→ Set problem
Retype the data exactly, from its first line to the line containing "mfc='white', mec=BLUE, mew=1.6, zorder=3)", including both, and skip any picture.

→ Provided data
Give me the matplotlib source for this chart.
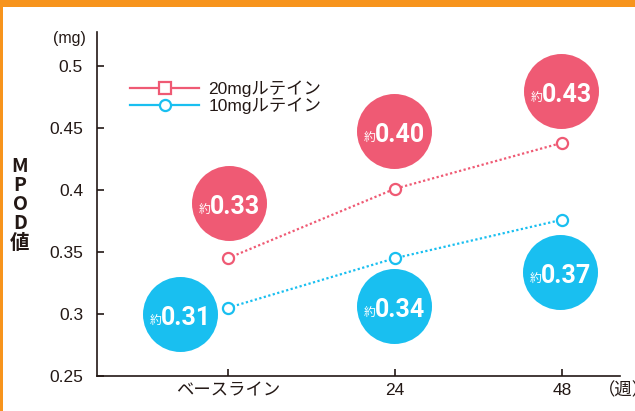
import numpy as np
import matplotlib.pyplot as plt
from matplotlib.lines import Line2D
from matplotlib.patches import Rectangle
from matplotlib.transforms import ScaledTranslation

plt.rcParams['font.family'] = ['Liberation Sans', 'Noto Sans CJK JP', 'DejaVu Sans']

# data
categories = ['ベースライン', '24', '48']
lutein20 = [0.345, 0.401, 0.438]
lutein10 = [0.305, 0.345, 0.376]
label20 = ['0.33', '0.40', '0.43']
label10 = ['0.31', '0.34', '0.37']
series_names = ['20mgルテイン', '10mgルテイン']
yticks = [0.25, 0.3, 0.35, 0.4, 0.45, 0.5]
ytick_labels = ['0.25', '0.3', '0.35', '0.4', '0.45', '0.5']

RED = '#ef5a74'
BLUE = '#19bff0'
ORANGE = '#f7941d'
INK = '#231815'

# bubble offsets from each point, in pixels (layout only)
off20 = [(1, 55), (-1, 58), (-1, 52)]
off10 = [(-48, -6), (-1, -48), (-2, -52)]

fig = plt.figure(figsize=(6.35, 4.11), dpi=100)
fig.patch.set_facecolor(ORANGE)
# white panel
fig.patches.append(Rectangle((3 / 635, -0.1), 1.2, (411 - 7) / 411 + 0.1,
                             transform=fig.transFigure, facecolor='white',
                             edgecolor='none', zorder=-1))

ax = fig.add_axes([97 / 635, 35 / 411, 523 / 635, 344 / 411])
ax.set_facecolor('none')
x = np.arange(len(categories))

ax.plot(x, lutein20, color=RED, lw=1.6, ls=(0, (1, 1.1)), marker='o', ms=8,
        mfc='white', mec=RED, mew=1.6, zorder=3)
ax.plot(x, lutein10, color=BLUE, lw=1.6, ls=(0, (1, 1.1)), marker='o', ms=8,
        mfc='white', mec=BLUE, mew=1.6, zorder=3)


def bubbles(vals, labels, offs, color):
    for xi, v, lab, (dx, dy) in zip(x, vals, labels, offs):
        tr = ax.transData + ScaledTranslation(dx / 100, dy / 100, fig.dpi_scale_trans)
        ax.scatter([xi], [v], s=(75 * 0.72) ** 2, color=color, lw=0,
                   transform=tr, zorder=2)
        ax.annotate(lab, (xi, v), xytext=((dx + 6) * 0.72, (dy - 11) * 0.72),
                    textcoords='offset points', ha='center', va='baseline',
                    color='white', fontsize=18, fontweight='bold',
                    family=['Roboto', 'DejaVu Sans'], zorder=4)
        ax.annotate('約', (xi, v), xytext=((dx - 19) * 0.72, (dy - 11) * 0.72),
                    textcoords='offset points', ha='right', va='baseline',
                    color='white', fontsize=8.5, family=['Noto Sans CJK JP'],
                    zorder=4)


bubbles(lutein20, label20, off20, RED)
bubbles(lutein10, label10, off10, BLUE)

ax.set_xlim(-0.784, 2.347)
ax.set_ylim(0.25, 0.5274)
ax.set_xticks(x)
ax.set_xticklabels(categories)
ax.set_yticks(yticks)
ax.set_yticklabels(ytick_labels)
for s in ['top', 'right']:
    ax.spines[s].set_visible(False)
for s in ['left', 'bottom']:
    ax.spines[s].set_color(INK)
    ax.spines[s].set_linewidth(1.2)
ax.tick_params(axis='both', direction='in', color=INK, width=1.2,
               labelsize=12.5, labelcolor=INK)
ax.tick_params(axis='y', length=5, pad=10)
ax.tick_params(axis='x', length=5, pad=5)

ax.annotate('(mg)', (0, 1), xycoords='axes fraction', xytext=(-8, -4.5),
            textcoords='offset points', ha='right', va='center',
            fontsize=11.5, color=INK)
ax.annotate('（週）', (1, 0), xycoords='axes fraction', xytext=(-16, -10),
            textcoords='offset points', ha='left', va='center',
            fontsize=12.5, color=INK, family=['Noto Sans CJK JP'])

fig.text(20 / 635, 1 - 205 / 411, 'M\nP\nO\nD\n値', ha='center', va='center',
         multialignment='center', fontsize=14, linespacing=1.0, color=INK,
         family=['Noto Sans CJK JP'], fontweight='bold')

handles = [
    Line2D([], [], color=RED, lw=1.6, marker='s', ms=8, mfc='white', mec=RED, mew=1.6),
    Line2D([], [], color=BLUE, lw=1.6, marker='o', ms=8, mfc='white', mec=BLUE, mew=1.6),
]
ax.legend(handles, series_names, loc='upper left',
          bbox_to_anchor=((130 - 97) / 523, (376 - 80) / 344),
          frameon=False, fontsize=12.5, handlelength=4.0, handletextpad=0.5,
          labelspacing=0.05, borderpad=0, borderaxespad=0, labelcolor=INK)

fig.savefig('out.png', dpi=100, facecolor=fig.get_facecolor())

→ Finished answer
Give me the matplotlib source for this chart.
import numpy as np
import matplotlib.pyplot as plt
from matplotlib.lines import Line2D
from matplotlib.patches import Rectangle
from matplotlib.transforms import ScaledTranslation

plt.rcParams['font.family'] = ['Liberation Sans', 'Noto Sans CJK JP', 'DejaVu Sans']

# data
categories = ['ベースライン', '24', '48']
lutein20 = [0.345, 0.401, 0.438]
lutein10 = [0.305, 0.345, 0.376]
label20 = ['0.33', '0.40', '0.43']
label10 = ['0.31', '0.34', '0.37']
series_names = ['20mgルテイン', '10mgルテイン']
yticks = [0.25, 0.3, 0.35, 0.4, 0.45, 0.5]
ytick_labels = ['0.25', '0.3', '0.35', '0.4', '0.45', '0.5']

RED = '#ef5a74'
BLUE = '#19bff0'
ORANGE = '#f7941d'
INK = '#231815'

# bubble offsets from each point, in pixels (layout only)
off20 = [(1, 55), (-1, 58), (-1, 52)]
off10 = [(-48, -6), (-1, -48), (-2, -52)]

fig = plt.figure(figsize=(6.35, 4.11), dpi=100)
fig.patch.set_facecolor(ORANGE)
# white panel
fig.patches.append(Rectangle((3 / 635, -0.1), 1.2, (411 - 7) / 411 + 0.1,
                             transform=fig.transFigure, facecolor='white',
                             edgecolor='none', zorder=-1))

ax = fig.add_axes([97 / 635, 35 / 411, 523 / 635, 344 / 411])
ax.set_facecolor('none')
x = np.arange(len(categories))

ax.plot(x, lutein20, color=RED, lw=1.6, ls=(0, (1, 1.1)), marker='o', ms=8,
        mfc='white', mec=RED, mew=1.6, zorder=3)
ax.plot(x, lutein10, color=BLUE, lw=1.6, ls=(0, (1, 1.1)), marker='o', ms=8,
        mfc='white', mec=BLUE, mew=1.6, zorder=3)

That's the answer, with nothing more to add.